Synthetic Control
A data-driven way to construct a synthetic counterfactual for a treated unit by optimally weighting control units.
What the Synthetic Control method does
Synthetic Control helps data scientists estimate the effect of an intervention applied to a single unit (or a small number of units) over time, using panel data. Instead of picking one control unit, the method builds a synthetic control—a weighted combination of untreated units—so that its pre-treatment trajectory closely tracks the treated unit.
After treatment starts, the gap between the treated unit and its synthetic counterpart is interpreted as the estimated treatment effect over time.
When to use Synthetic Control
Synthetic Control is a strong choice when:
- There is a clearly defined treated unit (e.g., a specific region, platform, or business line).
- You have a donor pool of similar but untreated units.
- You observe outcomes and predictors over a reasonably long pre-intervention period.
- Traditional difference-in-differences is challenging because no single control unit is a good match.
Common examples:
- Evaluating a policy change in one region using other regions as potential donors.
- Launching a major feature on a single platform or market while other markets remain unchanged.
- Assessing the impact of large, structural changes (e.g., pricing overhauls, regulation shifts).
How Synthetic Control works
At a high level, Synthetic Control chooses weights for control units so that a weighted average of their pre-treatment outcomes (and possibly covariates) best reproduces the treated unit's pre-treatment path.
Let Y1t be the outcome for the treated unit, and Yjt for control units j = 2,…,J. Synthetic Control finds weights wj ≥ 0 that sum to 1 such that the weighted sum ∑j=2J wj Yjt closely matches Y1t in the pre-treatment periods.
Once those weights are chosen, they are applied to the donor units in the post-treatment period to construct the synthetic counterfactual path for the treated unit.
Visual interpretation
A common way to present Synthetic Control results is with a time series plot:
- Line 1: outcome for the treated unit over time.
- Line 2: outcome for the synthetic control over time.
Before treatment, the lines should track closely if the synthetic control is well constructed.
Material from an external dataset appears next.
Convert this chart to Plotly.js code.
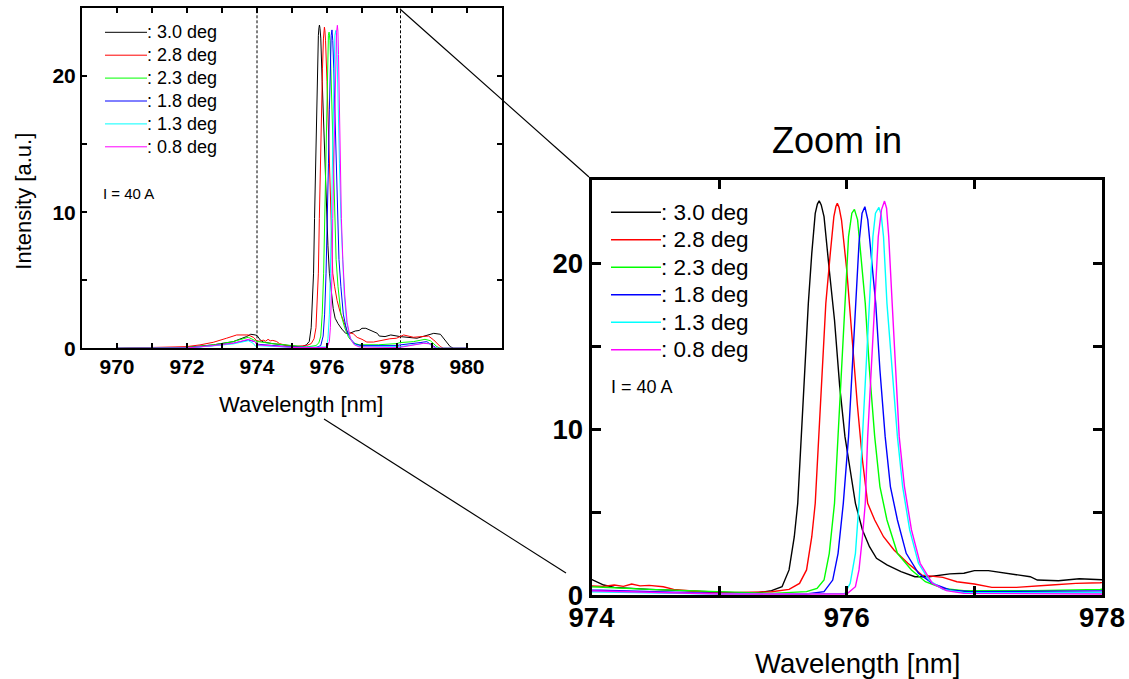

After treatment, the divergence between the two lines shows the estimated effect over time.
Core assumptions
For Synthetic Control to support causal interpretation, data scientists typically rely on:
- Good pre-treatment fit: the synthetic control reproduces the treated unit’s pre-intervention outcome path and key predictors well.
- No major shocks unique to the treated unit: aside from the treatment, there are no other large, treated-unit-specific shocks that are not shared with or represented in the donor pool.
- Stable relationships: the relationship between outcomes and predictors that held in the pre-treatment period continues to hold post-treatment in the absence of treatment.
A simple Synthetic Control example
Suppose you launch a new subscription tier in one country. You have monthly revenue data for that country and a group of similar countries where the subscription was not launched.
Synthetic Control chooses weights on the control countries so that their weighted average revenue closely matches the treated country’s revenue before launch. After launch, you compare the treated country’s revenue to the synthetic combination.
If the treated country’s revenue rises significantly above the synthetic control and the pre-treatment fit was strong, the gap can be interpreted as the estimated effect of the new subscription tier.
Placebo and robustness checks
To strengthen credibility, Synthetic Control analyses often include:
- Placebo tests: re-assigning the treatment to control units to see whether similar gaps appear by chance.
- Sensitivity checks: varying the donor pool or predictor set to test how sensitive the results are.
- Fit diagnostics: inspecting pre-treatment errors and predictor balance.